Das Herzogliche Stipendium oder Stift in Tübingen war für Jahrhunderte eine über die Grenzen Württembergs hinaus bekannte und bedeutsame Ausbildungsstätte für protestantische Kirchenmänner. Die Einrichtung wurde 1536 von Herzog Ulrich gegründet, um nach der Reformation die Qualifizierung bekenntnistreuer Pfarrer sicherzustellen. Begabte männliche Landeskinder erhielten in der Folge freie Unterkunft und Verpflegung im ehemaligen Tübinger Augustinereremitenkloster. Die Lebensumstände der Stipendiaten, die an der Universität zunächst Philosophie und dann Theologie studierten, waren zugleich über Jahre hinweg von strengen Vorschriften geprägt. So wurde von den Stipendiaten unter anderem gefordert, sich im Stift alltäglich ausschließlich auf Latein zu unterhalten oder ständig bodenlange schwarze „Kutten“ zu tragen.
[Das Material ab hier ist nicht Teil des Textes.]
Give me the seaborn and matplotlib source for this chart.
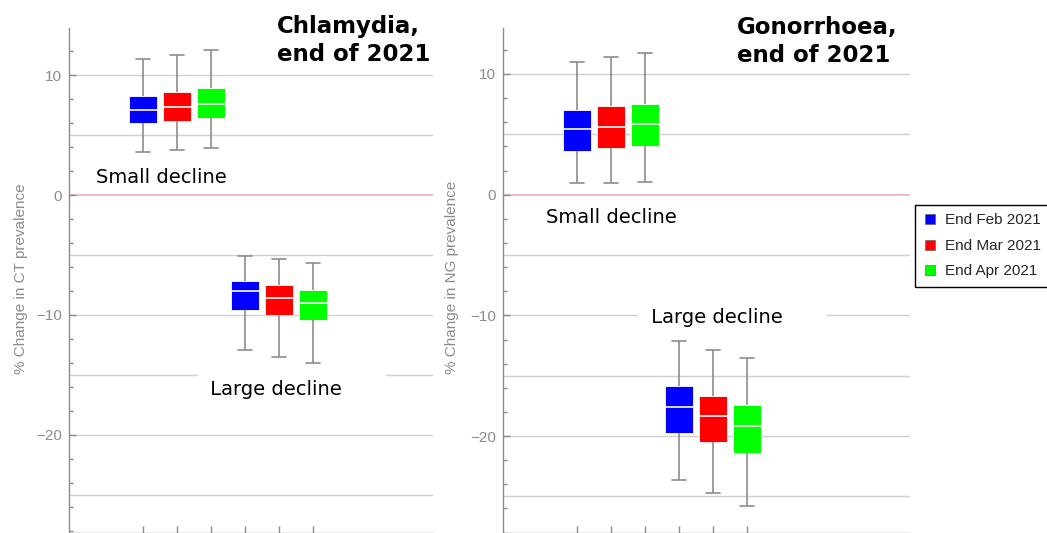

Götz Homoki untersucht in seiner Studie erstmals die ebenso weitreichenden wie langfristigen Auswirkungen der landesherrlichen Studienförderung auf das Selbstverständnis und die Verhaltensweisen Herzoglicher Stipendiaten in der Frühen Neuzeit. Anhand von Selbstzeugnissen, darunter auf Latein verfasste Briefe und Tagebuchaufzeichnungen, zeigt er, dass das Denken, Wahrnehmen und Handeln einzelner Stipendiaten ganz im Zeichen einer christlich-humanistischen Gelehrsamkeit stand. Es unterschied sich damit deutlich von den ausschweifenden Gewohnheiten zechender, spielender, tanzender oder raufender Studenten: „Für die von mir untersuchten Stipendiaten war die Nichtüberschreitung der Norm die Normalität”, so Homoki zusammenfassend über seine facettenreiche Studie zum frühneuzeitlichen Studentenleben abseits des Verbotenen und Devianten.

Dr. Götz Homoki studierte Geschichte, Politikwissenschaft und Latein in Tübingen und wurde an der Universität Stuttgart promoviert. Für seine Untersuchung zur Geschichte des Tübinger Stifts erhielt er ein dreijähriges Forschungsstipendium des Evangelischen Studienwerks Villigst. Bereits 2019 wurde ihm für die vorliegende Arbeit der Johannes-Brenz-Preis für herausragende Arbeiten zur württembergischen Kirchengeschichte verliehen, den der Verein für württembergische Kirchengeschichte alle zwei Jahre auslobt. Im Landeskirchlichen Archiv Stuttgart ist er aktuell mit der Erschließung zentraler Aktenbestände der württembergischen Kirchenleitung beschäftigt, außerdem ist er der verantwortliche Redakteur der „Blätter für württembergische Kirchengeschichte“ und betreut das Rezensionswesen der wissenschaftlichen Zeitschrift.